Azuis, vermelhos
Par mim, que nasci em democracia e que via (e vejo) na América uma terra de liberdades e sonhos, sinto-me por estes dias num livro de história, ou num de Philip K. Dick. Por lá se anda a votar entre vermelhos e azuis e o dilema é esse: vermelhos e azuis. É tudo um Benfica-FC Porto.
Os americanos, e nós, infantilizaram-se e pelo planeta se veem mais as coisas como se de futebol se tratassem, aquele espaço de irracionalidade partilhada e criancice, no qual ou se é de uma coisa ou de outra. E isto, espontaneamente, está assim na decisão mais importante por estes tempos. O vermelho e o azul, as cores dos partidos, dos estados. As cores das pessoas. Parece tudo uma coisa tão remota, e tão eterna, que toda a gente entende e pronto, e na verdade nem é assim.

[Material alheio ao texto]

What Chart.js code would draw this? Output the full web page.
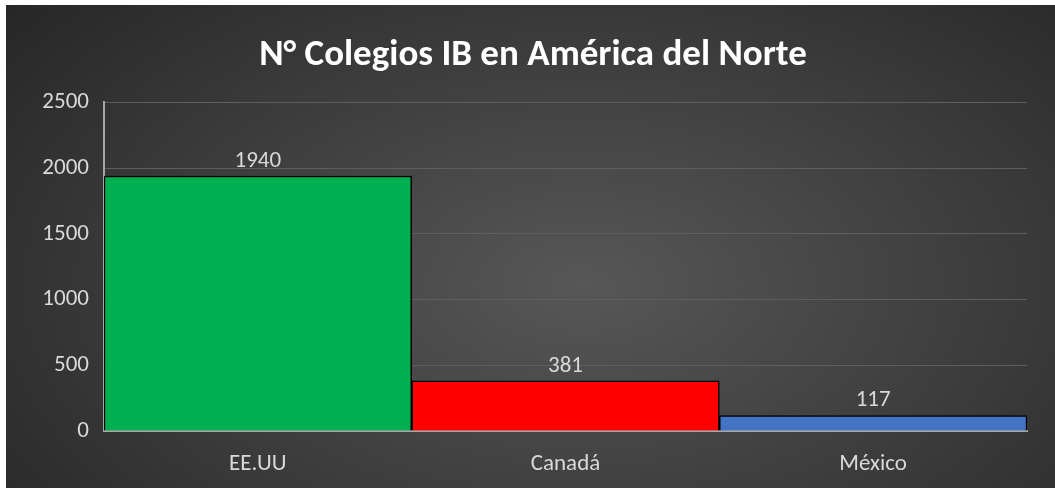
<!DOCTYPE html>
<html lang="es">
  <head>
    <meta charset="UTF-8" />
    <title>N° Colegios IB en América del Norte</title>
    <script src="https://cdn.jsdelivr.net/npm/chart.js@4"></script>
    <style>
      body {
        margin: 0;
        background: #ffffff;
        width: 1055px;
        height: 488px;
        overflow: hidden;
      }
      .chart-box {
        position: absolute;
        left: 6px;
        top: 5px;
        width: 1049px;
        height: 483px;
        background: radial-gradient(ellipse 75% 95% at 55% 58%, #575757 0%, #3b3b3b 55%, #242424 100%);
      }
    </style>
  </head>
  <body>
    <div class="chart-box">
      <canvas id="chart"></canvas>
    </div>

    <script>
      const categories = ["EE.UU", "Canadá", "México"];
      const colegios = [1940, 381, 117];
      const barColors = ["#00b050", "#ff0000", "#4472c4"];

      const labelColor = "#d9d9d9";
      const fontFamily = "Calibri, Carlito, 'Open Sans', 'Liberation Sans', sans-serif";

      // draws value above each bar
      const valueLabels = {
        id: "valueLabels",
        afterDatasetsDraw(chart) {
          const ctx = chart.ctx;
          const meta = chart.getDatasetMeta(0);
          ctx.save();
          ctx.fillStyle = labelColor;
          ctx.font = "23px " + fontFamily;
          ctx.textAlign = "center";
          ctx.textBaseline = "middle";
          meta.data.forEach((bar, i) => {
            ctx.fillText(String(colegios[i]), bar.x, bar.y - 15);
          });
          ctx.restore();
        },
      };

      new Chart(document.getElementById("chart"), {
        type: "bar",
        data: {
          labels: categories,
          datasets: [
            {
              label: "N° Colegios IB",
              data: colegios,
              backgroundColor: barColors,
              borderColor: "#000000",
              borderWidth: 1.5,
              borderSkipped: "bottom",
              barPercentage: 1,
              categoryPercentage: 1,
            },
          ],
        },
        options: {
          responsive: true,
          maintainAspectRatio: false,
          animation: false,
          layout: {
            padding: { left: 33, right: 28, top: 0, bottom: 0 },
          },
          plugins: {
            legend: { display: false },
            tooltip: { enabled: false },
            title: {
              display: true,
              text: "N° Colegios IB en América del Norte",
              color: "#ffffff",
              font: { family: fontFamily, size: 37, weight: "bold" },
              padding: { top: 29, bottom: 24 },
            },
          },
          scales: {
            x: {
              grid: { display: false, drawTicks: false },
              border: { display: true, color: "#a6a6a6", width: 2 },
              ticks: {
                color: labelColor,
                font: { family: fontFamily, size: 23 },
                padding: 19,
              },
              afterFit(scale) {
                scale.height = 57;
              },
            },
            y: {
              min: 0,
              max: 2500,
              ticks: {
                stepSize: 500,
                color: labelColor,
                font: { family: fontFamily, size: 23 },
                padding: 15,
                callback: (v) => String(v),
              },
              grid: { color: "#5e5e5e", lineWidth: 1, drawTicks: false },
              border: { display: true, color: "#a6a6a6", width: 2 },
              afterFit(scale) {
                scale.width = 65;
              },
            },
          },
        },
        plugins: [valueLabels],
      });
    </script>
  </body>
</html>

Se na América os azuis são democratas e os vermelhos republicanos, na Europa este azul e vermelho trocam-se, pois o azul conota-se com a direita e o vermelho com a esquerda. Mesmo na América chegou a ser assim: os azuis já foram os republicanos. Em todo o caso, o problema não é a correspondência de cores, é a existência delas, a forma como nos reduzem ao elementar: escolher a cor. Ser vermelho como do Benfica ou azul como do FC Porto e acaba aí. Acabou-se a persuasão, grita-se para o eleitorado assegurado, para os adeptos, aos quais não interessam crimes, suspeitas ou mentiras.
São tempos duros, estes, durante os quais julgo que cada coluna, cada opinião, cada jornalista, cada pessoa de valores e princípios de sentido e senso comum, como eu, deve escrever isto pelo menos uma vez. Pelas verdades autoevidentes que a Declaração de Independência dos EUA consagra, transversais pela simplicidade. Só isto: verdades autoevidentes. Não se explica melhor. A ideia é tão boa que qualquer explicação a estraga. É o meio-campo das coisas.